Now the trouble with dogs is …
We had a dog once upon a time – this would have been Riley – who took an instant liking to me. I walked in the house from work one day to discover a dog happily wagging its tail and following at my feet around the kitchen.
I didn’t pay much attention. We already had a dog – good, obedient, affectionate Max. I thought this other dog belonged to my sister-in-law. She was visiting. She and my wife were sitting at the kitchen table.
“He’s ours,” Barbara suddenly said of Riley.
I think I muttered, “But we already have a dog! What are we going to do with a second?”
It was a done deal. Max, a Shih Tzu like Riley, was nearing the end. We got him as a pup. He was now a geezer. Barbara had talked vaguely of finding a replacement before Max’s time came. Riley was the replacement dog.
I don’t know why, but Riley attached himself to me. We were best friends to the day he died three years ago this past summer.
Riley joined a household with Max the dog and a cat named Chippy. Chippy came on tip toes out of the high grass that paralleled the house. She was a wee thing. We fed her. Or maybe we put out a bowl of milk.
Feed a kitten and you got a cat for life. That was in the spring or early summer. By winter she was inside. We took her in. It was awfully cold out. We felt sorry for her.
Chippy never set foot outside again. She permitted us to live with her in the house for the next 19 or 20 years.
Chippy was not always easy to get along with. Purring one moment, she might bite your hand the next. She was unpredictable around us. Around strangers she was could be vicious. Hissing. Biting. If they could even get near her.
Chippy’s been gone over a year now.
I’ll never have another pet. A dog, forever a 3-year-old, requires pretty much constant attention. And I like not having to clean Chippy’s litter box.
The litter box, full of clean litter, still resides in the upstairs office. Riley’s outside leash lies weather beaten on the sidewalk near the side door.
For some reason, I can’t get rid of either.
All of which raises the question, dog or cat? What’s your preference?
Cats? Many people loath them.
For one, there’s Peter Mara of the Smithsonian’s Migratory Bird Center, who’s 100% for house cats, but wants the feds, no less, to declare open warfare on predatory street cats, of which there may be as many as 80 million scattered across the country.
(Perhaps a more realistic figure is between 30 and 40 million.)
These unwanted cats are basically wild animals, partly or wholly responsible for the extinction of 33 types of birds, Mara told Rachel Gross of Smithsonian Magazine.
According to Mara, cats kill 2.4 billion birds and 12.3 billion small mammals a year in the U.S. Street cats are the worst, killing three times more often than owned cats that roam at least part of the time outside the house.
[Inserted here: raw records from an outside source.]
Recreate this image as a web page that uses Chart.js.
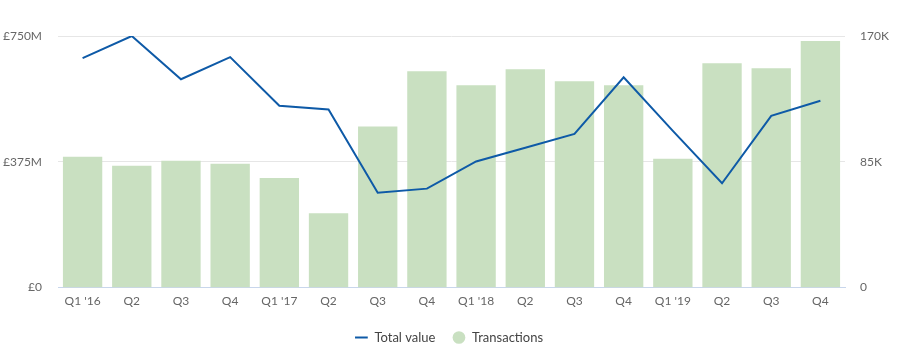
<!DOCTYPE html>
<html>
<head>
<meta charset="utf-8">
<script src="https://cdn.jsdelivr.net/npm/chart.js@4/dist/chart.umd.min.js"></script>
<style>
html,body{margin:0;padding:0;background:#fff;}
#wrap{width:898px;height:364px;position:relative;}
</style>
</head>
<body>
<div id="wrap"><canvas id="c" width="898" height="364"></canvas></div>
<script>
const categories = ["Q1 '16","Q2","Q3","Q4","Q1 '17","Q2","Q3","Q4","Q1 '18","Q2","Q3","Q4","Q1 '19","Q2","Q3","Q4"];
// Total value, £ millions
const totalValue = [684,750,621,687,542,531,283,295,376,417,458,627,467,311,512,557];
// Transactions, thousands
const transactions = [88.4,82.3,85.7,83.6,74.1,50.3,108.8,146.2,136.7,147.6,139.4,136.7,87.0,151.6,148.2,166.6];
const leftTicks = [0,375,750];
const rightTicks = [0,85,170];

const font = {family: "Lato, 'Noto Sans', sans-serif", size: 12};
const textColor = '#666666';

new Chart(document.getElementById('c'), {
  data: {
    labels: categories,
    datasets: [
      {
        type: 'line',
        label: 'Total value',
        data: totalValue,
        yAxisID: 'yL',
        borderColor: '#0e5aa7',
        backgroundColor: '#0e5aa7',
        borderWidth: 2,
        pointRadius: 0,
        pointHoverRadius: 0,
        tension: 0,
        pointStyle: 'line',
        order: 0
      },
      {
        type: 'bar',
        label: 'Transactions',
        data: transactions,
        yAxisID: 'yR',
        backgroundColor: '#c9e0c1',
        borderWidth: 0,
        categoryPercentage: 0.8,
        barPercentage: 1.0,
        pointStyle: 'circle',
        order: 1
      }
    ]
  },
  options: {
    responsive: false,
    animation: false,
    layout: {padding: {top: 36, bottom: 10, left: 0, right: 0}},
    plugins: {
      tooltip: {enabled: false},
      legend: {
        position: 'bottom',
        labels: {
          usePointStyle: true,
          font: {family: font.family, size: 13},
          color: '#444444',
          boxWidth: 15,
          boxHeight: 9,
          padding: 17
        }
      }
    },
    scales: {
      x: {
        grid: {display: false, drawTicks: false},
        border: {display: true, color: '#c8d6ec', width: 1},
        ticks: {font: font, color: textColor, padding: 6, maxRotation: 0, autoSkip: false}
      },
      yL: {
        position: 'left',
        min: 0, max: 750,
        afterBuildTicks: (s) => { s.ticks = leftTicks.map(v => ({value: v})); },
        afterFit: (s) => { s.width = 58; },
        grid: {color: '#e6e6e6', drawTicks: false},
        border: {display: false},
        ticks: {
          font: font, color: textColor, padding: 16,
          callback: (v) => v === 0 ? '£0' : '£' + v + 'M'
        }
      },
      yR: {
        position: 'right',
        min: 0, max: 170,
        afterBuildTicks: (s) => { s.ticks = rightTicks.map(v => ({value: v})); },
        afterFit: (s) => { s.width = 53; },
        grid: {display: false, drawTicks: false},
        border: {display: false},
        ticks: {
          font: font, color: textColor, padding: 15,
          callback: (v) => v === 0 ? '0' : v + 'K'
        }
      }
    }
  }
});
</script>
</body>
</html>
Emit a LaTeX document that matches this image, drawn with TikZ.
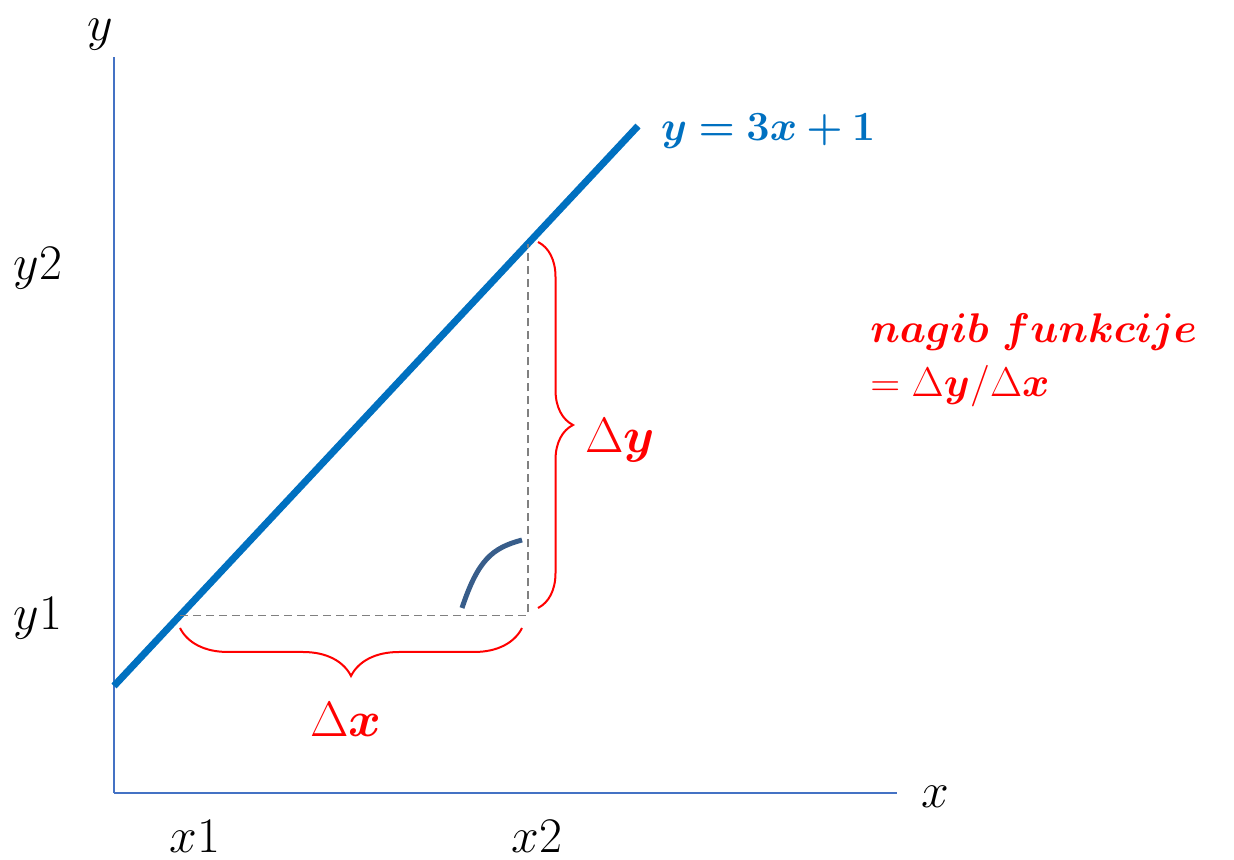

Mara’s solution: bring those partial roamers permanently indoors and kill the others, since trapping and neutering does not seem to work in reducing the U.S. horde of alley cats.
(Adding to the worry over free-range cats is the potential for rabies and something called toxoplasmosis, which amounts to the transmission of a single cell parasite from feral cats to other wild mammals. Both rabies and toxoplasmosis pose possible human hazards.)
Euthanizing tens of millions of cats seem extreme. Imagine rounding them up. Talk about difficult.
Some people would take exception to the whole thing. Like Katherine Wu. Writing recently for the Atlantic, she rhapsodized about cats’ “luxurious fur … their super silent, bean-padded paws … their scritchy-scratchy tongues….” She and her husband, she said, were capitalized “Cat People,” declaring it’s truly “meaningful” to win the “trust and affection” of such finicky characters.
I see I’m running out of space here, but this is more about you than me. Besides, what’s the worst that can be said about dogs, other than the obvious?